B10 The Nervous System Flashcards
What is the central nervous system (CNS)?
The part of the nervous system where information is processed. It is made up of the brain and spinal cord.
What is the cerebral cortex
Region of the brain associated with consciousness, memory, and language.
What is the cerebellum?
Region of the brain concerned with coordinating muscular activity and balance.
What are the ciliary muscles?
Muscles that contract and relax to change the shape of the lens of the eye.
What are the coordination centres?
Areas that receive and process information from receptors.
What are effectors?
Areas (usually muscles or glands) that bring about responses in the body.
What is homeostasis?
The regulation of the internal conditions of a cell or organism to maintain optimum conditions for function, in response to internal and external changes.
Systematic Error
These occur when measurements are out by a certain amount each time. They are harder to spot because the scientist will not know what the true value is. They are caused by an instrument measuring the wrong value each time.
What do receptors do?
Detect stimuli (changes in the environment)
What does homeostasis keep in check?
- blood glucose concentration
- body temperature
- water levels.
Name all of the control centres.
- cells called receptors, which detect stimuli (changes in the environment)
- coordination centres (such as the brain, spinal cord and pancreas) that receive and process information from receptors
- effectors, muscles or glands, which bring about responses which restore optimum levels.
What does the nervous system enable us to do?
The nervous system enables humans to react to their surroundings and to coordinate their behaviour
How does the CNS system work?
Information from receptors passes along cells (neurones) as electrical impulses to the central nervous system (CNS). The CNS is the brain and spinal cord. The CNS coordinates the response of effectors which may be muscles contracting or glands secreting hormones.
stimulus-receptor-coordinator-effector-response
What are reflex reactions?
Reflex actions are automatic and rapid; they do not involve the conscious part of the brain and allow us to avoid dangers at speed.

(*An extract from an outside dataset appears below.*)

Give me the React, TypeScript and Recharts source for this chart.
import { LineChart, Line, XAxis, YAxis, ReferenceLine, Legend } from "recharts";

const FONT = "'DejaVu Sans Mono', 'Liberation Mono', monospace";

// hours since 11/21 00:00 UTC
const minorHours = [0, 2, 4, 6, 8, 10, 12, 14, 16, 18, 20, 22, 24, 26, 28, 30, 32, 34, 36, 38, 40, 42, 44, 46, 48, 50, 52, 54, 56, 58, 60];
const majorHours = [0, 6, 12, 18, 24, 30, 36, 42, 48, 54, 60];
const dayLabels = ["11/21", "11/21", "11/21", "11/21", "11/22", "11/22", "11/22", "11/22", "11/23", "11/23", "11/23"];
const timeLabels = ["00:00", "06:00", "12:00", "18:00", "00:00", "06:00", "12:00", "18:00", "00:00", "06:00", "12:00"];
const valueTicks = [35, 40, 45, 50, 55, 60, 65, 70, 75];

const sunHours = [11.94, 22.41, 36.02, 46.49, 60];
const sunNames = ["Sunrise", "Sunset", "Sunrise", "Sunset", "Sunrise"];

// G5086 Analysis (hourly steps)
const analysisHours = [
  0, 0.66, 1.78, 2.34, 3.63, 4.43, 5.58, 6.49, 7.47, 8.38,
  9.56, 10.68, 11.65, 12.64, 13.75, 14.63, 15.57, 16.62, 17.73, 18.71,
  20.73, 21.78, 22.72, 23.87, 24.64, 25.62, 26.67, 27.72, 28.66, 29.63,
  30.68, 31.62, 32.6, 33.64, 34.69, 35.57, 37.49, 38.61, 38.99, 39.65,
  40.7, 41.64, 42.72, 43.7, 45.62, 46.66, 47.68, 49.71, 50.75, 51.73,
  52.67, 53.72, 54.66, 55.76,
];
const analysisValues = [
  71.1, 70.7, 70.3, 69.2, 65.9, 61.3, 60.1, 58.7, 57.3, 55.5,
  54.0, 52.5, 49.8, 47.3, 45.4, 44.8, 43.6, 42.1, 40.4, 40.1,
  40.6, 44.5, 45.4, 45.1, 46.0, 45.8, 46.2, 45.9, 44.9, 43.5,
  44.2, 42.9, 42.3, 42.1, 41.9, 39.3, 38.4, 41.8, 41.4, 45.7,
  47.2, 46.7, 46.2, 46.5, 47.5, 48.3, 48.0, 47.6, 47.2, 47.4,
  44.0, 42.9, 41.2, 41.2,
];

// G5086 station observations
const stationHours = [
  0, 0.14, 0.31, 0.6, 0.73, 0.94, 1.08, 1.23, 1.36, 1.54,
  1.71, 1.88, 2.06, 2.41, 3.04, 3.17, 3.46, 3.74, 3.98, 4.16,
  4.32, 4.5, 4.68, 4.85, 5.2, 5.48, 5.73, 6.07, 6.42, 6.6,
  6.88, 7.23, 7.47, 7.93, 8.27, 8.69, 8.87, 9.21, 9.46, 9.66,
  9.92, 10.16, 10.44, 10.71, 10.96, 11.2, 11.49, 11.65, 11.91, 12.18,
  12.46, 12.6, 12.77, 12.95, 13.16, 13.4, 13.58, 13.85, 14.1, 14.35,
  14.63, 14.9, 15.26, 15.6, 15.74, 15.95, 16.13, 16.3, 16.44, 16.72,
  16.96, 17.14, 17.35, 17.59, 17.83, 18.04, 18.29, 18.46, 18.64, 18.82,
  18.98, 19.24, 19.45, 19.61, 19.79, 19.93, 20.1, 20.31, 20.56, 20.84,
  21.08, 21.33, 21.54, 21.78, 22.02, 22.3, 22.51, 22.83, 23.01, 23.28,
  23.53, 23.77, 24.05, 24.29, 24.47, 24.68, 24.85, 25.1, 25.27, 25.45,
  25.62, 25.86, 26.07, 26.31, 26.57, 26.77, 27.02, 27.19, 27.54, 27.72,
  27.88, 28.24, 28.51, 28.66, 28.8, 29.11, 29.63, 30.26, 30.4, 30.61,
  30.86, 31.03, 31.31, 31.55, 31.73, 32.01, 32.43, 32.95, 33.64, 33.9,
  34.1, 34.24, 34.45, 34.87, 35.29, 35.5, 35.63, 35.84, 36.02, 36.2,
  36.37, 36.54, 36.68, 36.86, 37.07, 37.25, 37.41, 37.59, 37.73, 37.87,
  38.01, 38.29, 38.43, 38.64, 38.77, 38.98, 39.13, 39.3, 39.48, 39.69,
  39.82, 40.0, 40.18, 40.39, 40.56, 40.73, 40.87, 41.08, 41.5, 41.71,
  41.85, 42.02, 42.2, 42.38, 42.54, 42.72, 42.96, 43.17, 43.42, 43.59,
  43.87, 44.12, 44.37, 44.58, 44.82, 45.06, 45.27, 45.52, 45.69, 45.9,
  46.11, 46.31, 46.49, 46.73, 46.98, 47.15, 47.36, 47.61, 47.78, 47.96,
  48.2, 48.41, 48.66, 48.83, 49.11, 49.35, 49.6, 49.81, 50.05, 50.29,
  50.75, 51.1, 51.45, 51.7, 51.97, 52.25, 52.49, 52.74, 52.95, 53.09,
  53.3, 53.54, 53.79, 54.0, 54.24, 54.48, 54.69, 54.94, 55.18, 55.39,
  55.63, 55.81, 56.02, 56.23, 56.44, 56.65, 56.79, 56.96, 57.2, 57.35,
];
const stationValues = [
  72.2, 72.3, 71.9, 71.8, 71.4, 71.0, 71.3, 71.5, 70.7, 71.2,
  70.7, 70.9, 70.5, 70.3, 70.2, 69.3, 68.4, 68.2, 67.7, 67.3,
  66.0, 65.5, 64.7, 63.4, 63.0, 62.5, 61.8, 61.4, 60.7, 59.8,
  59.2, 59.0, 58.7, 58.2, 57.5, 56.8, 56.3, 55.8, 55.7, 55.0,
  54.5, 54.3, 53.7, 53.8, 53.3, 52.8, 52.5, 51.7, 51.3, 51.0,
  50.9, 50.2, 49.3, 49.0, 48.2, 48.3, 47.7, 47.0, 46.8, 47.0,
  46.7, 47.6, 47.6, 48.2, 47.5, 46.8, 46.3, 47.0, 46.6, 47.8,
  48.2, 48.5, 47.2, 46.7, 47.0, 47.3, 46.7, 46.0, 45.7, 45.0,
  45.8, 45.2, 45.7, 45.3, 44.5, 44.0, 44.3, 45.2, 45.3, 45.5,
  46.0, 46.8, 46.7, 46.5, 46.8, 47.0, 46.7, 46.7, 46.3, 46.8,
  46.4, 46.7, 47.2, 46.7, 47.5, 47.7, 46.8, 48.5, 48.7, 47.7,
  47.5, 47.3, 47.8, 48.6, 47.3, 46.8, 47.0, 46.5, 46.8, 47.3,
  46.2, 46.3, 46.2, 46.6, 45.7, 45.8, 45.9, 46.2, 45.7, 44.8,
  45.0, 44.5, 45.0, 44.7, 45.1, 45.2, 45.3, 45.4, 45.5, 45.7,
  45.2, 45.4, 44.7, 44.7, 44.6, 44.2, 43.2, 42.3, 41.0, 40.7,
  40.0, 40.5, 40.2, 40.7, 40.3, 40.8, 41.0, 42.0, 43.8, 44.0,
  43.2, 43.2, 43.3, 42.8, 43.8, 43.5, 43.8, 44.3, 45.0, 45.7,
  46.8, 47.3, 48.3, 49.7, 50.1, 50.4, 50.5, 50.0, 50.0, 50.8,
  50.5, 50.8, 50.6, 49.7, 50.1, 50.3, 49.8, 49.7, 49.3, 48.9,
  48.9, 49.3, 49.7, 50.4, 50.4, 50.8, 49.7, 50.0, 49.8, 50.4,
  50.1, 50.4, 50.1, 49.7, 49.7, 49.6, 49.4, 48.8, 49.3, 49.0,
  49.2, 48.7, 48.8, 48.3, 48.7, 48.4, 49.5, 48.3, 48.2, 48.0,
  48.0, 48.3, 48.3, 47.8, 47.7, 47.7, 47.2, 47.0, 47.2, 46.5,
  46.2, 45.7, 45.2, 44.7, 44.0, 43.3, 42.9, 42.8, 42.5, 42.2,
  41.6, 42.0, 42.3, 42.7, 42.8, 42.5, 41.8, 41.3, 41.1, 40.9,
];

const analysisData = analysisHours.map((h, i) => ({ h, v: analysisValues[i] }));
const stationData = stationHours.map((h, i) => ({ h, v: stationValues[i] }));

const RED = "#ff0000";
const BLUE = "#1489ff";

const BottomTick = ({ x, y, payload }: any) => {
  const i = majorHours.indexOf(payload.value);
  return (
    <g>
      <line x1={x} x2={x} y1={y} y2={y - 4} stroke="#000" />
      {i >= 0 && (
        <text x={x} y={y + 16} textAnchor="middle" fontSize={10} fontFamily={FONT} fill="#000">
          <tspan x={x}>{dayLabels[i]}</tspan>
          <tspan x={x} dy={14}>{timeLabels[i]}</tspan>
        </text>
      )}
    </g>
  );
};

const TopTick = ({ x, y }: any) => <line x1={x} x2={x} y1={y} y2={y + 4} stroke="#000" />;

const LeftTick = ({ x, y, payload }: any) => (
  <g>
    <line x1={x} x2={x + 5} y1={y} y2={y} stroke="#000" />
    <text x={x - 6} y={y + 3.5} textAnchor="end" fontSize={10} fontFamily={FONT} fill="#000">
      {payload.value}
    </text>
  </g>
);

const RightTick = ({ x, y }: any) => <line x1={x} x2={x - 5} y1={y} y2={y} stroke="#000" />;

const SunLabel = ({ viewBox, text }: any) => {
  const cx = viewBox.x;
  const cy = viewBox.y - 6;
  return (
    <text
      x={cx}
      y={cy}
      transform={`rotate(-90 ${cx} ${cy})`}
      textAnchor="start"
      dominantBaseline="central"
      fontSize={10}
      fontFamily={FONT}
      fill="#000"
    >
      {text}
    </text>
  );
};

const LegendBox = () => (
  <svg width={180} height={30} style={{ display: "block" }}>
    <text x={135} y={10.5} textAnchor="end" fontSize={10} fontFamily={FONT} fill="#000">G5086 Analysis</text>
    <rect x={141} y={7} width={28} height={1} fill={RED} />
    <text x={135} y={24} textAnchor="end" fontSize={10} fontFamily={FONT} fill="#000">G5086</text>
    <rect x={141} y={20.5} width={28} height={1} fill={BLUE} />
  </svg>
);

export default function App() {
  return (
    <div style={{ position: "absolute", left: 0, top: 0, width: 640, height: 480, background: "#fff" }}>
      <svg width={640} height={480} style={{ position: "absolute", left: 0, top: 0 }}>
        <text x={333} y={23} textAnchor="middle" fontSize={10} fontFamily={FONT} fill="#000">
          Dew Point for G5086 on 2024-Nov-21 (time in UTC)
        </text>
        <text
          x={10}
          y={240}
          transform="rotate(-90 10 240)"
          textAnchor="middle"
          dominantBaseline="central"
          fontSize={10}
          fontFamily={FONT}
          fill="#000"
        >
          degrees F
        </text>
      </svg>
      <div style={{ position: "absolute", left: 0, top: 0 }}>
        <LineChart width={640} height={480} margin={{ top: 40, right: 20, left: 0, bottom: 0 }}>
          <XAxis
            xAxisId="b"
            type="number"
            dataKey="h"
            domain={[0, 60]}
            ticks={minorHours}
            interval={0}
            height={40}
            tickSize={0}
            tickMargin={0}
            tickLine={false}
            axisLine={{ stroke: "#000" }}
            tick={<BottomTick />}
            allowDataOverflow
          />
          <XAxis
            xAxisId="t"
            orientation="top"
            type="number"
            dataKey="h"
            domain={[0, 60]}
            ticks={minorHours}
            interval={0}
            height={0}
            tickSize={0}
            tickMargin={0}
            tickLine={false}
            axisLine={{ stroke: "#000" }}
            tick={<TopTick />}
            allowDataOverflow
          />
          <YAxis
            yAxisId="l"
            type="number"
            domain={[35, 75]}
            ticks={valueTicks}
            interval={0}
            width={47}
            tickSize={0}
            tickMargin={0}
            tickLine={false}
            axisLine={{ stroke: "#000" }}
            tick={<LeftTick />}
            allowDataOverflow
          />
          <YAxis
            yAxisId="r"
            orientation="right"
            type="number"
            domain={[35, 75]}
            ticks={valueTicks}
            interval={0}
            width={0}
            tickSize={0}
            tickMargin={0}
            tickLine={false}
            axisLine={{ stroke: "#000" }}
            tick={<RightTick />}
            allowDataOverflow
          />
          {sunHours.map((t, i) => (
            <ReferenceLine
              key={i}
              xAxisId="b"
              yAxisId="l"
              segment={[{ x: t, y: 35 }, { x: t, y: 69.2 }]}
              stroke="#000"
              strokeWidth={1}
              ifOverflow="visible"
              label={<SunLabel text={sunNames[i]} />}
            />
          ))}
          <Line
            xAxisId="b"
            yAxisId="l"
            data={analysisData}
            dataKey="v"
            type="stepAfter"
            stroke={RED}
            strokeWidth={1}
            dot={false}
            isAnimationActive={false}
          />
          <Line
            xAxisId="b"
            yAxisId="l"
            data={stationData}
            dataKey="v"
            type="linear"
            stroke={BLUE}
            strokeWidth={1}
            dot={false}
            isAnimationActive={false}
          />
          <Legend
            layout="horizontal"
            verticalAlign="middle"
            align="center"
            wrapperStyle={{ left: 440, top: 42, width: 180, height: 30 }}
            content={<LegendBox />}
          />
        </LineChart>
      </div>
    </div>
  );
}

How do reflex reactions work? (6 marker)
A RECEPTOR in your skin is stimulated. an ELECTRICAL IMPULSE passes along a SENSORY NEURONE to the CNS. When an IMPULSE from the sensory neurone arrives at the SYNAPSE with a RELAY NEURONE, a NEUROTRANSMITTER is released. It diffuses across the SYNAPSE to the RELAY NEURONE, setting off another ELECTRICAL IMPULSE which travels down the RELAY NEURONE. Once the impulse reaches the synapse connecting the RELAY NEURONE and the MOTOR NEURONE, the same procedure which occurred at the previous synapse is repeated. The ELECTRICAL IMPULSE travels down the motor neurone to the EFFECTOR ORGAN. The EFFECTOR ORGAN is stimulated for a response - muscle CONTRACTS, moving away from danger (STIMULUS).